Examples of the photogenerating pigments are as illustrated herein, inclusive of amorphous selenium, selenium alloys, such as As2 Se3, trigonal selenium metal free phthalocyanines, metal phthalocyanines, vanadyl phthalocyanines, squaraines, and the like, with As2 Se3 being preferred. Typically, this layer is of a thickness of from about 0.3 microns to about 10 microns or more in thickness, however, dependent on the photoconductive volume loading which may vary from 5 to 100 volume percent, this layer can be of other thicknesses. Generally, it is desirable to provide this layer in a thickness which is sufficient to absorb about 90 percent or more of the incident radiation which is directed upon it in the imagewise exposure step. The maximum thickness of this layer is dependent primarily upon facts such as mechanical considerations, for example whether a flexible photoresponsive imaging member is desired.

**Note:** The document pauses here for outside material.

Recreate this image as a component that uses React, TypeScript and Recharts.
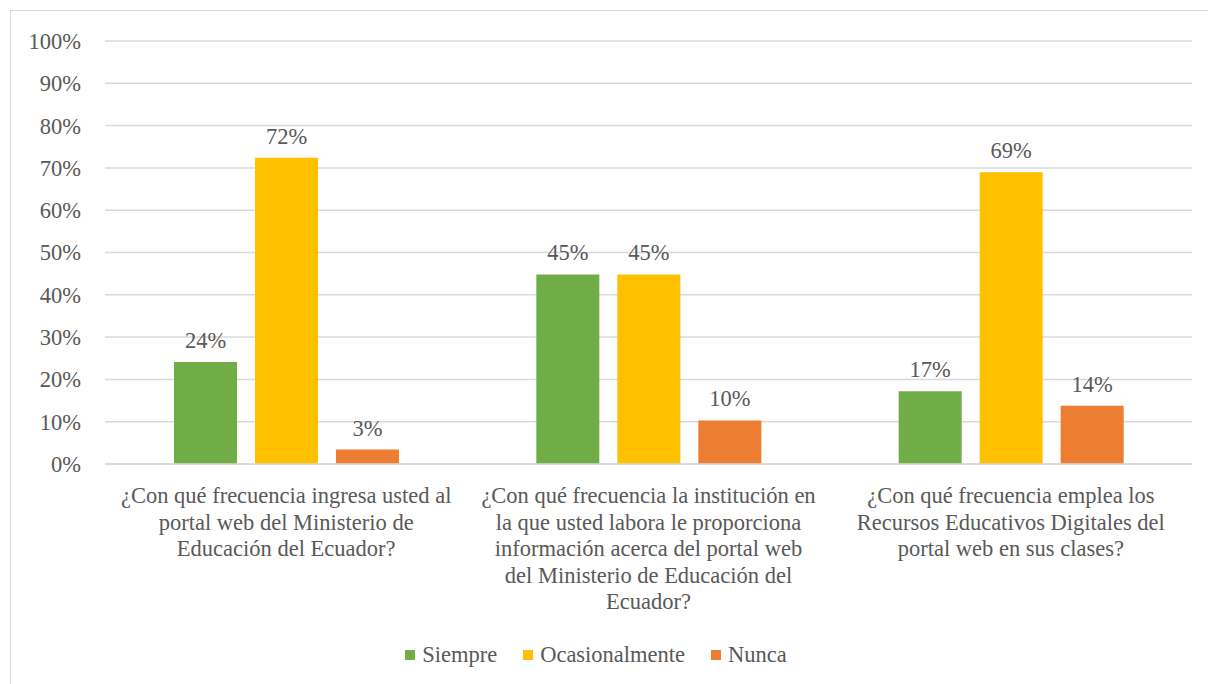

Optional resin binders for the photogenerating pigments are, for example, the polymers as illustrated in U.S. Pat. No. 3,121,006, the disclosure of which is totally incorporated herein by reference, polyesters, polyvinyl butyrals, polyvinyl carbazoles, polycarbonate resins, epoxy resins, polyhydroxyether resins, and the like. This layer can be of other thicknesses providing the objectives of the present invention are achieved; thus, for example, when evaporated photogenerating pigments are selected the thickness of this layer is from about 0.5 microns to about 3 microns.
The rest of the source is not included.